TASK TO COMPLETE: Repeat the whole of the data, keeping every detail the same.

DATA SECTION:
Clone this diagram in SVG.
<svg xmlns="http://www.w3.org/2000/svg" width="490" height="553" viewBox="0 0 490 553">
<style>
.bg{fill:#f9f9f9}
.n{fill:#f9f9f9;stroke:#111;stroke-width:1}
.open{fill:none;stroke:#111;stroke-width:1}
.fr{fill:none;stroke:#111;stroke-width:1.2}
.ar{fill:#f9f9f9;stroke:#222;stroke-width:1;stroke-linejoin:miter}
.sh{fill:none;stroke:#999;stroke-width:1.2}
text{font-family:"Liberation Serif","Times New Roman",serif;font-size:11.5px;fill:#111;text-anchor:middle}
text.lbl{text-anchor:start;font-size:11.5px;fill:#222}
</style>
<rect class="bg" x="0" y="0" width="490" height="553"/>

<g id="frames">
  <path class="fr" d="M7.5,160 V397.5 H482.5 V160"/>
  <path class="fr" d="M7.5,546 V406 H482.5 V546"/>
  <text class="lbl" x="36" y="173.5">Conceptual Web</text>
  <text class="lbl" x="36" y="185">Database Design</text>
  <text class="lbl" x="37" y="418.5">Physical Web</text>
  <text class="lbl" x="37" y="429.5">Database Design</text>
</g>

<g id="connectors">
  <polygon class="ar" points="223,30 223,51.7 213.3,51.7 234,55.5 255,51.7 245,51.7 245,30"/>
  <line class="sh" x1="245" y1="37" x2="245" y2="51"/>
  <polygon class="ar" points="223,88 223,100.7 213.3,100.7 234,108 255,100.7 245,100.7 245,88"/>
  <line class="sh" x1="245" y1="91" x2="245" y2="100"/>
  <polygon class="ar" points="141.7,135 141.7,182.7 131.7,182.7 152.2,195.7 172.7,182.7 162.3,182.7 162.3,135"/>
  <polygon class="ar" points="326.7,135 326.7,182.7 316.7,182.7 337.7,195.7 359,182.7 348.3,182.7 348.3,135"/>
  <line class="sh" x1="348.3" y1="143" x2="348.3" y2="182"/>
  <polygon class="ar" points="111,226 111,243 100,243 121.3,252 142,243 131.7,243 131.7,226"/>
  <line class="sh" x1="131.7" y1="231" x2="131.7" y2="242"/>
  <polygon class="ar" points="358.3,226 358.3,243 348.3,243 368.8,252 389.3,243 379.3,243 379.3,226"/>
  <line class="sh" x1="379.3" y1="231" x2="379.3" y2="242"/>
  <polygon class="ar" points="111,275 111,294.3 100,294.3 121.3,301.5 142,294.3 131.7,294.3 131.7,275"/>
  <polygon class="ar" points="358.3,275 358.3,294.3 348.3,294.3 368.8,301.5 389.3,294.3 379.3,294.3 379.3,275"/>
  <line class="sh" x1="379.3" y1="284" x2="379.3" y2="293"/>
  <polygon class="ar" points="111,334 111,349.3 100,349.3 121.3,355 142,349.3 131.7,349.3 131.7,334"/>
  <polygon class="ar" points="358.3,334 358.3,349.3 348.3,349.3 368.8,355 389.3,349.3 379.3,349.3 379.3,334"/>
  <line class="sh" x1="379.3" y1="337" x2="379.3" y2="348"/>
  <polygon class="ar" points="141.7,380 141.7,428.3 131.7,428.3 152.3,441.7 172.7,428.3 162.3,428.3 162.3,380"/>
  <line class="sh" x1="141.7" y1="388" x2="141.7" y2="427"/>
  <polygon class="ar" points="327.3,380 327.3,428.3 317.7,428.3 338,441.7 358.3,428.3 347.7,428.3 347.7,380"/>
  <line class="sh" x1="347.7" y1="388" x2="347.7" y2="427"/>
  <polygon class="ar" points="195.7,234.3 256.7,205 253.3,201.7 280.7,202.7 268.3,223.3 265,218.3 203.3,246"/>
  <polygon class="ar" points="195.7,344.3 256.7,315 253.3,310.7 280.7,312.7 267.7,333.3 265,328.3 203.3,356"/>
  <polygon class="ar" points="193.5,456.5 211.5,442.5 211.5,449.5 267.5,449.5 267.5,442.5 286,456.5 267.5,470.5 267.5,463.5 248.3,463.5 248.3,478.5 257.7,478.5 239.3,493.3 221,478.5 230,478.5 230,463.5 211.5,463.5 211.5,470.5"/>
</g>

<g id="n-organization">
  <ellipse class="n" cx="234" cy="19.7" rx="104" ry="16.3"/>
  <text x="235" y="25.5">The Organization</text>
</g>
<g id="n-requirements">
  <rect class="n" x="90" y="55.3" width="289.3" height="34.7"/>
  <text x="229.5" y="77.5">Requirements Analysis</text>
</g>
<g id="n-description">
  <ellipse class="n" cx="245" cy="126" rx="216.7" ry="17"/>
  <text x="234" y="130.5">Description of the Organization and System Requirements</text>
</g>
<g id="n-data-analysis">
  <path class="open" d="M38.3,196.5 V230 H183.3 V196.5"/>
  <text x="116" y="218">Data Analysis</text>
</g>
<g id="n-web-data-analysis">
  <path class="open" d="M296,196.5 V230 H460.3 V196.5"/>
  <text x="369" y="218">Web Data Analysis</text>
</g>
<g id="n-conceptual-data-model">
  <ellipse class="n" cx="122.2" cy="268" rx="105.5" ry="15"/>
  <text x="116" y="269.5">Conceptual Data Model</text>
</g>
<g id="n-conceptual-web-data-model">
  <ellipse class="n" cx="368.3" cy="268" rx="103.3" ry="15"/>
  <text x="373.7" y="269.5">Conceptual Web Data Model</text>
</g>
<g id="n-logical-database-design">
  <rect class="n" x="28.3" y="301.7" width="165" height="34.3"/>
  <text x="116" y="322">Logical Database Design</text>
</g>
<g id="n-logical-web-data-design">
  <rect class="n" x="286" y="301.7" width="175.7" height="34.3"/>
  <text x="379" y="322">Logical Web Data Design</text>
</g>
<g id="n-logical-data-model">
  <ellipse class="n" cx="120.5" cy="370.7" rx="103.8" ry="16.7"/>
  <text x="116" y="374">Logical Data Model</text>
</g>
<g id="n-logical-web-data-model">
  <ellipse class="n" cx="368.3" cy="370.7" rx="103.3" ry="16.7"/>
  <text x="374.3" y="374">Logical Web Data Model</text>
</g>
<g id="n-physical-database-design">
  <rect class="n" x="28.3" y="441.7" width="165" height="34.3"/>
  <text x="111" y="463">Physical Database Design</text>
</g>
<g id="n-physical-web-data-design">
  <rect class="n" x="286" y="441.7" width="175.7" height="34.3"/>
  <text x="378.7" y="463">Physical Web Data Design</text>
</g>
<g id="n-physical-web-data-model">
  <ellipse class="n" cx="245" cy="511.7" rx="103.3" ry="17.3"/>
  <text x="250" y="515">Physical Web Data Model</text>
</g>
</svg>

EXERCISE OUTPUT:
Clone this diagram in SVG.
<svg xmlns="http://www.w3.org/2000/svg" width="490" height="553" viewBox="0 0 490 553">
<style>
.bg{fill:#f9f9f9}
.n{fill:#f9f9f9;stroke:#111;stroke-width:1}
.open{fill:none;stroke:#111;stroke-width:1}
.fr{fill:none;stroke:#111;stroke-width:1.2}
.ar{fill:#f9f9f9;stroke:#222;stroke-width:1;stroke-linejoin:miter}
.sh{fill:none;stroke:#999;stroke-width:1.2}
text{font-family:"Liberation Serif","Times New Roman",serif;font-size:11.5px;fill:#111;text-anchor:middle}
text.lbl{text-anchor:start;font-size:11.5px;fill:#222}
</style>
<rect class="bg" x="0" y="0" width="490" height="553"/>

<g id="frames">
  <path class="fr" d="M7.5,160 V397.5 H482.5 V160"/>
  <path class="fr" d="M7.5,546 V406 H482.5 V546"/>
  <text class="lbl" x="36" y="173.5">Conceptual Web</text>
  <text class="lbl" x="36" y="185">Database Design</text>
  <text class="lbl" x="37" y="418.5">Physical Web</text>
  <text class="lbl" x="37" y="429.5">Database Design</text>
</g>

<g id="connectors">
  <polygon class="ar" points="223,30 223,51.7 213.3,51.7 234,55.5 255,51.7 245,51.7 245,30"/>
  <line class="sh" x1="245" y1="37" x2="245" y2="51"/>
  <polygon class="ar" points="223,88 223,100.7 213.3,100.7 234,108 255,100.7 245,100.7 245,88"/>
  <line class="sh" x1="245" y1="91" x2="245" y2="100"/>
  <polygon class="ar" points="141.7,135 141.7,182.7 131.7,182.7 152.2,195.7 172.7,182.7 162.3,182.7 162.3,135"/>
  <polygon class="ar" points="326.7,135 326.7,182.7 316.7,182.7 337.7,195.7 359,182.7 348.3,182.7 348.3,135"/>
  <line class="sh" x1="348.3" y1="143" x2="348.3" y2="182"/>
  <polygon class="ar" points="111,226 111,243 100,243 121.3,252 142,243 131.7,243 131.7,226"/>
  <line class="sh" x1="131.7" y1="231" x2="131.7" y2="242"/>
  <polygon class="ar" points="358.3,226 358.3,243 348.3,243 368.8,252 389.3,243 379.3,243 379.3,226"/>
  <line class="sh" x1="379.3" y1="231" x2="379.3" y2="242"/>
  <polygon class="ar" points="111,275 111,294.3 100,294.3 121.3,301.5 142,294.3 131.7,294.3 131.7,275"/>
  <polygon class="ar" points="358.3,275 358.3,294.3 348.3,294.3 368.8,301.5 389.3,294.3 379.3,294.3 379.3,275"/>
  <line class="sh" x1="379.3" y1="284" x2="379.3" y2="293"/>
  <polygon class="ar" points="111,334 111,349.3 100,349.3 121.3,355 142,349.3 131.7,349.3 131.7,334"/>
  <polygon class="ar" points="358.3,334 358.3,349.3 348.3,349.3 368.8,355 389.3,349.3 379.3,349.3 379.3,334"/>
  <line class="sh" x1="379.3" y1="337" x2="379.3" y2="348"/>
  <polygon class="ar" points="141.7,380 141.7,428.3 131.7,428.3 152.3,441.7 172.7,428.3 162.3,428.3 162.3,380"/>
  <line class="sh" x1="141.7" y1="388" x2="141.7" y2="427"/>
  <polygon class="ar" points="327.3,380 327.3,428.3 317.7,428.3 338,441.7 358.3,428.3 347.7,428.3 347.7,380"/>
  <line class="sh" x1="347.7" y1="388" x2="347.7" y2="427"/>
  <polygon class="ar" points="195.7,234.3 256.7,205 253.3,201.7 280.7,202.7 268.3,223.3 265,218.3 203.3,246"/>
  <polygon class="ar" points="195.7,344.3 256.7,315 253.3,310.7 280.7,312.7 267.7,333.3 265,328.3 203.3,356"/>
  <polygon class="ar" points="193.5,456.5 211.5,442.5 211.5,449.5 267.5,449.5 267.5,442.5 286,456.5 267.5,470.5 267.5,463.5 248.3,463.5 248.3,478.5 257.7,478.5 239.3,493.3 221,478.5 230,478.5 230,463.5 211.5,463.5 211.5,470.5"/>
</g>

<g id="n-organization">
  <ellipse class="n" cx="234" cy="19.7" rx="104" ry="16.3"/>
  <text x="235" y="25.5">The Organization</text>
</g>
<g id="n-requirements">
  <rect class="n" x="90" y="55.3" width="289.3" height="34.7"/>
  <text x="229.5" y="77.5">Requirements Analysis</text>
</g>
<g id="n-description">
  <ellipse class="n" cx="245" cy="126" rx="216.7" ry="17"/>
  <text x="234" y="130.5">Description of the Organization and System Requirements</text>
</g>
<g id="n-data-analysis">
  <path class="open" d="M38.3,196.5 V230 H183.3 V196.5"/>
  <text x="116" y="218">Data Analysis</text>
</g>
<g id="n-web-data-analysis">
  <path class="open" d="M296,196.5 V230 H460.3 V196.5"/>
  <text x="369" y="218">Web Data Analysis</text>
</g>
<g id="n-conceptual-data-model">
  <ellipse class="n" cx="122.2" cy="268" rx="105.5" ry="15"/>
  <text x="116" y="269.5">Conceptual Data Model</text>
</g>
<g id="n-conceptual-web-data-model">
  <ellipse class="n" cx="368.3" cy="268" rx="103.3" ry="15"/>
  <text x="373.7" y="269.5">Conceptual Web Data Model</text>
</g>
<g id="n-logical-database-design">
  <rect class="n" x="28.3" y="301.7" width="165" height="34.3"/>
  <text x="116" y="322">Logical Database Design</text>
</g>
<g id="n-logical-web-data-design">
  <rect class="n" x="286" y="301.7" width="175.7" height="34.3"/>
  <text x="379" y="322">Logical Web Data Design</text>
</g>
<g id="n-logical-data-model">
  <ellipse class="n" cx="120.5" cy="370.7" rx="103.8" ry="16.7"/>
  <text x="116" y="374">Logical Data Model</text>
</g>
<g id="n-logical-web-data-model">
  <ellipse class="n" cx="368.3" cy="370.7" rx="103.3" ry="16.7"/>
  <text x="374.3" y="374">Logical Web Data Model</text>
</g>
<g id="n-physical-database-design">
  <rect class="n" x="28.3" y="441.7" width="165" height="34.3"/>
  <text x="111" y="463">Physical Database Design</text>
</g>
<g id="n-physical-web-data-design">
  <rect class="n" x="286" y="441.7" width="175.7" height="34.3"/>
  <text x="378.7" y="463">Physical Web Data Design</text>
</g>
<g id="n-physical-web-data-model">
  <ellipse class="n" cx="245" cy="511.7" rx="103.3" ry="17.3"/>
  <text x="250" y="515">Physical Web Data Model</text>
</g>
</svg>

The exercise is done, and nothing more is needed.